REFERENCING is a way to demonstrate that you have extended your reading, learning and comprehension by using relevant and up to date sources.
Primary sources refer to material the author has written, like all the works written by Shakespeare.
Secondary sources are written as interpretations, criticism, research, etc. about a subject or an author. An interpretation of Shakespeare’s tragedies will be categorised as secondary material on his tragedies. The tragedies themselves will be the primary sources.
Reference List: lists only the sources you refer to in your writing: The purpose of the reference list is to allow your sources to be found by your reader.
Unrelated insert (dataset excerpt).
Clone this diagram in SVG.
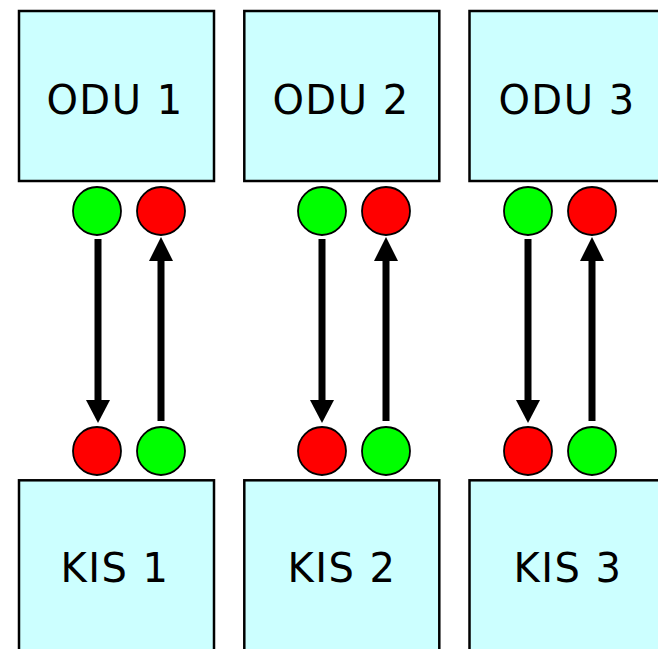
<svg xmlns="http://www.w3.org/2000/svg" width="658" height="649" viewBox="0 0 658 649">
<style>
.box{fill:#CCFFFF;stroke:#000;stroke-width:2.5}
.lbl{font-family:"DejaVu Sans",Verdana,sans-serif;font-size:40px;letter-spacing:1.5px;fill:#000;text-anchor:middle}
.g{fill:#00FF00;stroke:#000;stroke-width:1.8}
.r{fill:#FF0000;stroke:#000;stroke-width:1.8}
.shaft{stroke:#000;stroke-width:7;fill:none}
.head{fill:#000}
</style>
<rect width="658" height="649" fill="#fff"/>
<g id="odu1"><rect class="box" x="19" y="11" width="195" height="170"/><text class="lbl" x="115" y="114">ODU 1</text><circle class="g" cx="97" cy="211" r="24"/><circle class="r" cx="161" cy="211" r="24"/></g>
<g id="odu2"><rect class="box" x="244.3" y="11" width="195" height="170"/><text class="lbl" x="341" y="114">ODU 2</text><circle class="g" cx="322" cy="211" r="24"/><circle class="r" cx="386" cy="211" r="24"/></g>
<g id="odu3"><rect class="box" x="469.5" y="11" width="195" height="170"/><text class="lbl" x="567" y="114">ODU 3</text><circle class="g" cx="528" cy="211" r="24"/><circle class="r" cx="592" cy="211" r="24"/></g>
<g id="kis1"><rect class="box" x="19" y="480.3" width="195" height="190"/><text class="lbl" x="115" y="582">KIS 1</text><circle class="r" cx="97" cy="451" r="24"/><circle class="g" cx="161" cy="451" r="24"/></g>
<g id="kis2"><rect class="box" x="244.3" y="480.3" width="195" height="190"/><text class="lbl" x="342" y="582">KIS 2</text><circle class="r" cx="322" cy="451" r="24"/><circle class="g" cx="386" cy="451" r="24"/></g>
<g id="kis3"><rect class="box" x="469.5" y="480.3" width="195" height="190"/><text class="lbl" x="568" y="582">KIS 3</text><circle class="r" cx="528" cy="451" r="24"/><circle class="g" cx="592" cy="451" r="24"/></g>
<g id="connectors">
<line class="shaft" x1="98" y1="239" x2="98" y2="401"/><polygon class="head" points="86,400 110,400 98,423"/>
<line class="shaft" x1="161" y1="421" x2="161" y2="259"/><polygon class="head" points="149,261 173,261 161,237"/>
<line class="shaft" x1="322" y1="239" x2="322" y2="401"/><polygon class="head" points="310,400 334,400 322,423"/>
<line class="shaft" x1="386" y1="421" x2="386" y2="259"/><polygon class="head" points="374,261 398,261 386,237"/>
<line class="shaft" x1="528" y1="239" x2="528" y2="401"/><polygon class="head" points="516,400 540,400 528,423"/>
<line class="shaft" x1="592" y1="421" x2="592" y2="259"/><polygon class="head" points="580,261 604,261 592,237"/>
</g>
</svg>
It also gives credit to authors you have consulted for their ideas.
Bibliography: contain all the sources that you have used for your paper, whether they are directly cited or not. In a bibliography, you should include all of the materials you consulted in preparing your paper. Chicago citations and Oxford citations are two citation styles that use bibliographies.
To give recognition to the original author of the text, opinion, idea, fact, image, etc.
To enable your reader to check your information
Sources confirm the completeness of the research
Quotations and references lend authority to the argument, view, etc.
The source list can be consulted by the reader to verify information in the text
The sources can be used by the reader as additional sources to a topic.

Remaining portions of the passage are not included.